Maintenance delays have long plagued the fleet. 

Ships often sit in drydock for months as unexpected structural issues are discovered after work has already begun — reducing the number of vessels available for deployment while Navy leaders push to raise readiness toward 80% in the coming years.

Compounding the problem is a shortage of trained shipyard personnel. U.S. shipbuilders have struggled to recruit and retain enough skilled welders, electricians and technicians to keep pace with demand, contributing to both construction delays and maintenance backlogs. Industry reports show many new hires leave within their first year, slowing workforce growth even as shipbuilding needs rise.

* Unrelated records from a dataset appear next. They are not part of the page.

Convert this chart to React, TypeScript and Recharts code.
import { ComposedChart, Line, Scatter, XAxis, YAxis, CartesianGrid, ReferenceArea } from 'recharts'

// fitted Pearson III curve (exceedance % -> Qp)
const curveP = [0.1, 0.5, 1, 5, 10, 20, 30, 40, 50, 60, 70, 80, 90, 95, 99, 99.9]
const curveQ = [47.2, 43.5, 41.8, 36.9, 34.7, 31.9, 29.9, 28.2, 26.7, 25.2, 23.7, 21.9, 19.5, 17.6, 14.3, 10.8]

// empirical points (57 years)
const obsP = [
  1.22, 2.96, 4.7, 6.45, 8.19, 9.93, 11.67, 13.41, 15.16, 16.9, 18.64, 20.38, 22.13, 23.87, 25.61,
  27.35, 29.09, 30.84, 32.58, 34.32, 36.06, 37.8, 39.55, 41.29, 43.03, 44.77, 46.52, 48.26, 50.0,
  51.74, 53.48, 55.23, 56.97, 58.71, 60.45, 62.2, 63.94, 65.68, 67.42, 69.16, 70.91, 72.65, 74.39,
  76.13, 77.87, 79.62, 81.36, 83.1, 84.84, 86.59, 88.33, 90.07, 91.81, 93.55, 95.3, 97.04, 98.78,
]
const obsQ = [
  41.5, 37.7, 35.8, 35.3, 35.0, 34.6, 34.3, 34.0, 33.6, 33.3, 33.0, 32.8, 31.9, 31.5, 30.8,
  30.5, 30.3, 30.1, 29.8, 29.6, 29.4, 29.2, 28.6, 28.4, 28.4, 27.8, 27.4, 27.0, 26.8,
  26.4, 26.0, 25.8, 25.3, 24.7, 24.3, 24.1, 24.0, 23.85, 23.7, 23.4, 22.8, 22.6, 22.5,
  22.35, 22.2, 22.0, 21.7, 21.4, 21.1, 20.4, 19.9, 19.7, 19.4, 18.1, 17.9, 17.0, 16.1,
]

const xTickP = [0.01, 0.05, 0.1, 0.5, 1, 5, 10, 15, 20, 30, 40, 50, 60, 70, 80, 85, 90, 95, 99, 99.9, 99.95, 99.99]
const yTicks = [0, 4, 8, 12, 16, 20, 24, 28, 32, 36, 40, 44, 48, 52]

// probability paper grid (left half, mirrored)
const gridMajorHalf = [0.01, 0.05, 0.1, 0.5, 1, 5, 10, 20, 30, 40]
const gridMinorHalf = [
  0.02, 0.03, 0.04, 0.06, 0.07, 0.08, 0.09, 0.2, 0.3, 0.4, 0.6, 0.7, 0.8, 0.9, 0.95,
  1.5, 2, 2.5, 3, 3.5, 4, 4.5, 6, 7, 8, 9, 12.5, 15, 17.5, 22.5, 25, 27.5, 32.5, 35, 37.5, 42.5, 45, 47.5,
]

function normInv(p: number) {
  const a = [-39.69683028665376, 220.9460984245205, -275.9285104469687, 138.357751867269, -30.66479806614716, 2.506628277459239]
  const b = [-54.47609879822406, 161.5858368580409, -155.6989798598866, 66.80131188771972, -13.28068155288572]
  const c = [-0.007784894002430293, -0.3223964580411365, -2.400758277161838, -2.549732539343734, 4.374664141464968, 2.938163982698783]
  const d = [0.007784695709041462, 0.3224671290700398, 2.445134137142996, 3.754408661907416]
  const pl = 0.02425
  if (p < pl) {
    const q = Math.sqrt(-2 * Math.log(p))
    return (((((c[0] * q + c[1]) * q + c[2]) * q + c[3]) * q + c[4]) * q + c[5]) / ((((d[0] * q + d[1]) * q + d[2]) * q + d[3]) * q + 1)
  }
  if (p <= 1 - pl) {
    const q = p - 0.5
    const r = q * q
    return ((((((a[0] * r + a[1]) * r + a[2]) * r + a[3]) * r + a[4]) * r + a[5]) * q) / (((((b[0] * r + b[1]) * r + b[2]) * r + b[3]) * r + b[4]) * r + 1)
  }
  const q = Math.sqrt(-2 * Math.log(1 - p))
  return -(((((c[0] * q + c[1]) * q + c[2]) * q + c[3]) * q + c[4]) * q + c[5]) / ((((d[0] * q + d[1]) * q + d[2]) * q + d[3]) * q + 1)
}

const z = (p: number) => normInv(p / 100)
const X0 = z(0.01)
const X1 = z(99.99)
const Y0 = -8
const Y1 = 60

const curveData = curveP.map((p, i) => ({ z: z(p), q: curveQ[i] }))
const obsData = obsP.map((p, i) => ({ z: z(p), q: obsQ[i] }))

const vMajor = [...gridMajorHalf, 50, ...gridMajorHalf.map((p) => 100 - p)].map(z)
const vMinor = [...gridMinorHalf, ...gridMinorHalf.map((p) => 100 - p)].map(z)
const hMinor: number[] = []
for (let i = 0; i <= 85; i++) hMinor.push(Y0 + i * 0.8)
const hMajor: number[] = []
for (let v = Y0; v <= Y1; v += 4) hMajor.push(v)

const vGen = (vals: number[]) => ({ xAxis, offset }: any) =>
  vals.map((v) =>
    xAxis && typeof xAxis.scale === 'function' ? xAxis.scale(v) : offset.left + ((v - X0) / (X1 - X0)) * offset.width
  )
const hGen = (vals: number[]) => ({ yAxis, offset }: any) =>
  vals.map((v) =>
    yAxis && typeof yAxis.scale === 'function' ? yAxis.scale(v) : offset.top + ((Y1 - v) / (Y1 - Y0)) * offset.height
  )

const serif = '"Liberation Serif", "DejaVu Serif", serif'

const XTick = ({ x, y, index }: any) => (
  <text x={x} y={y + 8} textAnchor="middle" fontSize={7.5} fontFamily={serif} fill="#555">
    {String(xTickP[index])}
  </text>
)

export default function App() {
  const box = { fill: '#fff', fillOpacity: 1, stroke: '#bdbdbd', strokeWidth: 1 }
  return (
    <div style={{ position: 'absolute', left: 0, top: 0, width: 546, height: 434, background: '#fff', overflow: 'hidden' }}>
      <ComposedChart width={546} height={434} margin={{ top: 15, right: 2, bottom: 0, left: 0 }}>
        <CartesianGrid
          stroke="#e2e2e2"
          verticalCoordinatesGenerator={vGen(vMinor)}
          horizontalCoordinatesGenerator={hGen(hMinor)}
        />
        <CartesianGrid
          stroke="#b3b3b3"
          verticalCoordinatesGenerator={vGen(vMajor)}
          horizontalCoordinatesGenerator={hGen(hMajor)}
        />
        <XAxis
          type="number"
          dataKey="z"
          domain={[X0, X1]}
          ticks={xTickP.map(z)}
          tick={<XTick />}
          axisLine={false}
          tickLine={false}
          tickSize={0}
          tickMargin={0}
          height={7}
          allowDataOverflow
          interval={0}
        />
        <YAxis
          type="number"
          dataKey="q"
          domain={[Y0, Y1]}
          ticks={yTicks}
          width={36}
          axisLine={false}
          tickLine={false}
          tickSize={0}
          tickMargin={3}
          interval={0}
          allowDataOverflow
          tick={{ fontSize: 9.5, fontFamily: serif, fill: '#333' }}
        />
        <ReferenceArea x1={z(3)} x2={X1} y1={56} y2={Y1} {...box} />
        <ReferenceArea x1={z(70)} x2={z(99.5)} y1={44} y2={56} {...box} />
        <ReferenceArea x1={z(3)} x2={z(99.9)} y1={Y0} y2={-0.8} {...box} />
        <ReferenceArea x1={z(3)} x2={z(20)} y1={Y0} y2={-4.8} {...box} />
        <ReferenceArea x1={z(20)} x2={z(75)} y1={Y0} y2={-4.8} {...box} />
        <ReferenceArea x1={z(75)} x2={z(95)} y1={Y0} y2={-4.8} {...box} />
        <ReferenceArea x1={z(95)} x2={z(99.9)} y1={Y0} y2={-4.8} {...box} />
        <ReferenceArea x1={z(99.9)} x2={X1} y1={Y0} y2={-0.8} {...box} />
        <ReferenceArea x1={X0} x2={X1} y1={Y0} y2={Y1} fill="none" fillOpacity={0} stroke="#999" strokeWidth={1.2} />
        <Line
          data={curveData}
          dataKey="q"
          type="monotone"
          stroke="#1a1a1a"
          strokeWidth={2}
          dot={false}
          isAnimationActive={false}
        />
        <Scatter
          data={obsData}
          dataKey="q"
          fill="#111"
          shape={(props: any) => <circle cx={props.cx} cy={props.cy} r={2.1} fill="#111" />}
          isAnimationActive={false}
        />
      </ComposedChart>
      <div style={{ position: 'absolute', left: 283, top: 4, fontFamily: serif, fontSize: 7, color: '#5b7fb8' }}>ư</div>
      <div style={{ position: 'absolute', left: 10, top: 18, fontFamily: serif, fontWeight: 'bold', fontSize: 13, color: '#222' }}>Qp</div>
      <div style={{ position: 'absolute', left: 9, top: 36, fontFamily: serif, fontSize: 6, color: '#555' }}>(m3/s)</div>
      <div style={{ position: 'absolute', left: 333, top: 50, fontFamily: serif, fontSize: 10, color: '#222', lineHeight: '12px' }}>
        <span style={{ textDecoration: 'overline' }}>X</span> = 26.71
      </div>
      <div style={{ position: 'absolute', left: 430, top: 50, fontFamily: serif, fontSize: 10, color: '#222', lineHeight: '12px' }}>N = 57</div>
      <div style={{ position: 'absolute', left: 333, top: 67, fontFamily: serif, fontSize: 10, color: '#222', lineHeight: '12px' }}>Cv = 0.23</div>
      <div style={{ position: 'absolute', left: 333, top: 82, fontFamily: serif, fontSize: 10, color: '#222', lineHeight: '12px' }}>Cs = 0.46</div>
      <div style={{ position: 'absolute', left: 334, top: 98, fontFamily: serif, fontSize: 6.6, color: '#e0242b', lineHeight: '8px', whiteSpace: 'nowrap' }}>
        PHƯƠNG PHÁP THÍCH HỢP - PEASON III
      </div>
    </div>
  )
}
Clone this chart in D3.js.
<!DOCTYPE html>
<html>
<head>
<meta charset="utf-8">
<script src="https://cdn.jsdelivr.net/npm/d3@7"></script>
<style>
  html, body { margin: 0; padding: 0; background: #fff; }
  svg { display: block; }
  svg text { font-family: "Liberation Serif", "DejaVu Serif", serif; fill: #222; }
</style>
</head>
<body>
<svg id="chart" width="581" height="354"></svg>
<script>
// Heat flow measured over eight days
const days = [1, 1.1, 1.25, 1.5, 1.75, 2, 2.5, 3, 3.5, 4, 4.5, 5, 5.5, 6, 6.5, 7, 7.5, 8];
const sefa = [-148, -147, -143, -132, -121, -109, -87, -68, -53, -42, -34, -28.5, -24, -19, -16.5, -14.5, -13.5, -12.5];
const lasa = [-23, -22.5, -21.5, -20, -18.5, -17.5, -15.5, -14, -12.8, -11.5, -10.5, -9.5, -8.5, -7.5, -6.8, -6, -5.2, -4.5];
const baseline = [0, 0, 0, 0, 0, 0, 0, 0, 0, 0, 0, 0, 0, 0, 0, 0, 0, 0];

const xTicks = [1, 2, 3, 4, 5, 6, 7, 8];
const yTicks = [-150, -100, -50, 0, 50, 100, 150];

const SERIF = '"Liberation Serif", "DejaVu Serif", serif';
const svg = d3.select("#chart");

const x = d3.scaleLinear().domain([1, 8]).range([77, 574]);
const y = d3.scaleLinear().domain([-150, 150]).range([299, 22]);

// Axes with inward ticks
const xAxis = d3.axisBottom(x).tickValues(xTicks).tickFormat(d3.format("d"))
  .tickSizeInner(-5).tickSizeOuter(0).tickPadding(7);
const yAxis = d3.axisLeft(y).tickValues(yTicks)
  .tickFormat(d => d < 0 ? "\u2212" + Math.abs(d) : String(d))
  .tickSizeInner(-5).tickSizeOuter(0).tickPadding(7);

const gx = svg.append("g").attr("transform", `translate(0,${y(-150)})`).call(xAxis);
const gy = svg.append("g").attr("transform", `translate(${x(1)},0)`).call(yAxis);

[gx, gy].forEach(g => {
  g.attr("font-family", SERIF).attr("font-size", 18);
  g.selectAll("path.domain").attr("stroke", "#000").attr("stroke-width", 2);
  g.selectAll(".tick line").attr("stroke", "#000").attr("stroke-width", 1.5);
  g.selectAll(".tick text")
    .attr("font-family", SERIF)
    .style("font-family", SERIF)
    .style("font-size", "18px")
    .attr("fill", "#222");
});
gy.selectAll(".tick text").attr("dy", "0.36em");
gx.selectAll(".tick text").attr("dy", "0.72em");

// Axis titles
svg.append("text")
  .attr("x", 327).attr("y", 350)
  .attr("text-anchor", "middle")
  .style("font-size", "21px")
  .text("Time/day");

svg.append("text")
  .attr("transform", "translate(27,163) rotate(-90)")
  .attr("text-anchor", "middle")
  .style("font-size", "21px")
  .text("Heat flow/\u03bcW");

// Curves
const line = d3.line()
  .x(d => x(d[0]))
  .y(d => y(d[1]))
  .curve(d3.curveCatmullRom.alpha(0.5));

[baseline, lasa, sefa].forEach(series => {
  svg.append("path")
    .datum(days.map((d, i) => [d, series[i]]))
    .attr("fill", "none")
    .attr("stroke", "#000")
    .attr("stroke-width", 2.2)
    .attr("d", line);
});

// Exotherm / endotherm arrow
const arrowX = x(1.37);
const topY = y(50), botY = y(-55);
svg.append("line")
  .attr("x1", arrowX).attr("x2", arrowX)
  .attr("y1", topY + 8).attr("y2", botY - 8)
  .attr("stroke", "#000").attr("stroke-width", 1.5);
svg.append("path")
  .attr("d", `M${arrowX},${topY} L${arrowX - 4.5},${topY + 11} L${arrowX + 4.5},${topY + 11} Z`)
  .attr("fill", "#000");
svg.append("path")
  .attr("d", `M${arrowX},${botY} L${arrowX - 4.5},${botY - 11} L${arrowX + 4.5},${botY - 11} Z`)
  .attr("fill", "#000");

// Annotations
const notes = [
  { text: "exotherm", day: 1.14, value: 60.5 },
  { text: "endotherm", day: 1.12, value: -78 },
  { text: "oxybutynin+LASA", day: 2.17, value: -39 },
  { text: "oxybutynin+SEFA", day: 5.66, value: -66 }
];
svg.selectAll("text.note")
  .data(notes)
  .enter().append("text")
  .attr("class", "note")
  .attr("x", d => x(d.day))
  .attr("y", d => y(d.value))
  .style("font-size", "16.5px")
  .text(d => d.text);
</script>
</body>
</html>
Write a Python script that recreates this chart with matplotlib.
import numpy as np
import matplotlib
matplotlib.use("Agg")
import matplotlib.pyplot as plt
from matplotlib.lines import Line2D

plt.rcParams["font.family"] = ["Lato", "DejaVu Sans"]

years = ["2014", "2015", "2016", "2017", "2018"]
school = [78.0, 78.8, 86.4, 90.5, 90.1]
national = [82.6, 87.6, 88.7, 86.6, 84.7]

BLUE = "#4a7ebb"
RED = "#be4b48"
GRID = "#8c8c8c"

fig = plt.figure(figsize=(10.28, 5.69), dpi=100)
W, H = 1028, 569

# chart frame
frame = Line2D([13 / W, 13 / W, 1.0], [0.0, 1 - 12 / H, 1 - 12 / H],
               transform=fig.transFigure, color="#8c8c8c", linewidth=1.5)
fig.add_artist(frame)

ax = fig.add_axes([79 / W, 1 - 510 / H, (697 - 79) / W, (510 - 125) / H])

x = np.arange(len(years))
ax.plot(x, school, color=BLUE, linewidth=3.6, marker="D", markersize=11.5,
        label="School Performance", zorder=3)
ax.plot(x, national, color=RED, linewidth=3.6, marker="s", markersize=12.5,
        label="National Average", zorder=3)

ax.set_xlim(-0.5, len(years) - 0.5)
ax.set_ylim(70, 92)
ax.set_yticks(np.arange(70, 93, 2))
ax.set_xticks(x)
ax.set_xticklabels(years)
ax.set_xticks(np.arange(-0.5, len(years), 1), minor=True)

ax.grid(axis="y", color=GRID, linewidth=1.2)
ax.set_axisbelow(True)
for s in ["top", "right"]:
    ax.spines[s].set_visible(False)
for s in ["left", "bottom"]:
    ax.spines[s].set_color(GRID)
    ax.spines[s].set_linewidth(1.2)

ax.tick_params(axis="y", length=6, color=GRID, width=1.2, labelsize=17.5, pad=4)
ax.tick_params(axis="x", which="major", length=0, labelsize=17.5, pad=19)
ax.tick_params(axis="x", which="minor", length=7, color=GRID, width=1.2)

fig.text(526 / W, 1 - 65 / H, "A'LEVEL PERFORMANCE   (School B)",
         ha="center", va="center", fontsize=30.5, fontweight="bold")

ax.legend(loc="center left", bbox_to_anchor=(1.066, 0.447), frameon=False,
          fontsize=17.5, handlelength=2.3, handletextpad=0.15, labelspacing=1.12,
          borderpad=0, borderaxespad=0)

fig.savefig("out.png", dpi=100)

Automation and AI are increasingly viewed as part of the solution. By reducing the amount of dangerous, labor-intensive inspection work required and accelerating defect detection during both maintenance and construction, robotic systems can help yards do more with a constrained workforce.

Loosararian said the technology is designed to identify structural problems before ships enter major repair cycles, helping planners prioritize repairs and reduce delays.

"First destroyers we were on, we saved about three months worth of time to create a plan of action and execute on it," he said. "It reduces the amounts of dangerous and hazardous work hours that humans have to have, it also increases speed."

The company says similar technology is being deployed during ship construction, scanning welds and structural components early in the build process to prevent costly rework later — an effort aimed at easing strain across a shipbuilding enterprise already under pressure.

While the United States cannot easily match ChinaChina ship-for-ship in raw production speed, improving the availability of the fleet already in service may be one way to narrow the operational gap.

In an era of intensifying maritime competition, the battle may hinge not only on how many ships are built — but how many are ready to sail.